#### YOUR GOAL
Only the lines from the start of the data to the line containing "L57,0 L57,2.2 L0,2.2", both included, should be output, exactly and without pictures.
**** RAW DATA ****
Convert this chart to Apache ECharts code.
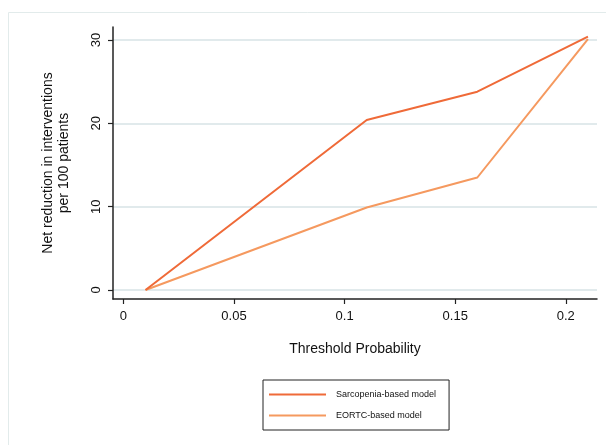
<!DOCTYPE html>
<html>
<head>
<meta charset="utf-8">
<script src="https://cdn.jsdelivr.net/npm/echarts@6/dist/echarts.min.js"></script>
<style>
  html, body { margin: 0; padding: 0; background: #fff; }
  #chart { width: 606px; height: 445px; }
</style>
</head>
<body>
<div id="chart"></div>
<script>
// threshold probabilities
const thresholds = [0.01, 0.11, 0.16, 0.21];
const sarcopenia = [0, 20.4, 23.8, 30.4];
const eortc = [0, 9.9, 13.5, 30.1];
const xTicks = [0, 0.05, 0.1, 0.15, 0.2];
const yTicks = [0, 10, 20, 30];

const font = "'Liberation Sans', Arial, sans-serif";
const chart = echarts.init(document.getElementById("chart"));

function pairs(ys) {
  return thresholds.map((x, i) => [x, ys[i]]);
}

// flat bar used as legend icon (plain line, no symbol)
const lineIcon = "path://M0,0 L57,0 L57,2.2 L0,2.2 Z";

chart.setOption({
  backgroundColor: "#fff",
  animation: false,
  graphic: [
    {
      type: "rect",
      shape: { x: 8.5, y: 12.5, width: 620, height: 460 },
      style: { fill: "none", stroke: "#e2ebeb", lineWidth: 1 },
      silent: true,
    },
  ],
  grid: { left: 113, right: 9, top: 27, bottom: 146 },
  xAxis: {
    type: "value",
    min: -0.0047,
    max: 0.2141,
    name: "Threshold Probability",
    nameLocation: "middle",
    nameGap: 43,
    nameTextStyle: { fontFamily: font, fontSize: 14, color: "#111" },
    axisLine: { show: true, onZero: false, lineStyle: { color: "#222", width: 1.5 } },
    axisTick: { show: true, length: 5, customValues: xTicks, lineStyle: { color: "#222", width: 1.2 } },
    axisLabel: {
      customValues: xTicks,
      fontFamily: font,
      fontSize: 13,
      color: "#111",
      margin: 11,
      formatter: (v) => String(v),
    },
    splitLine: { show: false },
  },
  yAxis: {
    type: "value",
    min: -1.08,
    max: 31.56,
    name: "Net reduction in interventions\nper 100 patients",
    nameLocation: "middle",
    nameGap: 41,
    nameRotate: 90,
    nameTextStyle: { fontFamily: font, fontSize: 14, color: "#111", lineHeight: 16 },
    axisLine: { show: true, onZero: false, lineStyle: { color: "#222", width: 1.5 } },
    axisTick: { show: true, length: 5, customValues: yTicks, lineStyle: { color: "#222", width: 1.2 } },
    axisLabel: {
      customValues: yTicks,
      fontFamily: font,
      fontSize: 13,
      color: "#111",
      rotate: 90,
      margin: 10,
      verticalAlign: "bottom",
      align: "center",
    },
    splitLine: { show: true, lineStyle: { color: "#e1eaec", width: 2 } },
  },
  legend: {
    left: 263,
    top: 380,
    orient: "vertical",
    icon: lineIcon,
    itemWidth: 57,
    itemHeight: 14,
    itemGap: 12,
    padding: [10, 13, 10, 6],
    borderColor: "#222",
    borderWidth: 1,
    textStyle: { fontFamily: font, fontSize: 9, color: "#111", padding: [0, 0, 0, 5] },
    data: ["Sarcopenia-based model", "EORTC-based model"],
  },
  series: [
    {
      name: "Sarcopenia-based model",
      type: "line",
      data: pairs(sarcopenia),
      symbol: "none",
      lineStyle: { color: "#ef6a38", width: 2 },
      itemStyle: { color: "#ef6a38" },
      z: 3,
    },
    {
      name: "EORTC-based model",
      type: "line",
      data: pairs(eortc),
      symbol: "none",
      lineStyle: { color: "#f5995f", width: 2 },
      itemStyle: { color: "#f5995f" },
      z: 2,
    },
  ],
});
</script>
</body>
</html>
****
#### WRITTEN ANSWER
Convert this chart to Apache ECharts code.
<!DOCTYPE html>
<html>
<head>
<meta charset="utf-8">
<script src="https://cdn.jsdelivr.net/npm/echarts@6/dist/echarts.min.js"></script>
<style>
  html, body { margin: 0; padding: 0; background: #fff; }
  #chart { width: 606px; height: 445px; }
</style>
</head>
<body>
<div id="chart"></div>
<script>
// threshold probabilities
const thresholds = [0.01, 0.11, 0.16, 0.21];
const sarcopenia = [0, 20.4, 23.8, 30.4];
const eortc = [0, 9.9, 13.5, 30.1];
const xTicks = [0, 0.05, 0.1, 0.15, 0.2];
const yTicks = [0, 10, 20, 30];

const font = "'Liberation Sans', Arial, sans-serif";
const chart = echarts.init(document.getElementById("chart"));

function pairs(ys) {
  return thresholds.map((x, i) => [x, ys[i]]);
}

// flat bar used as legend icon (plain line, no symbol)
const lineIcon = "path://M0,0 L57,0 L57,2.2 L0,2.2 Z";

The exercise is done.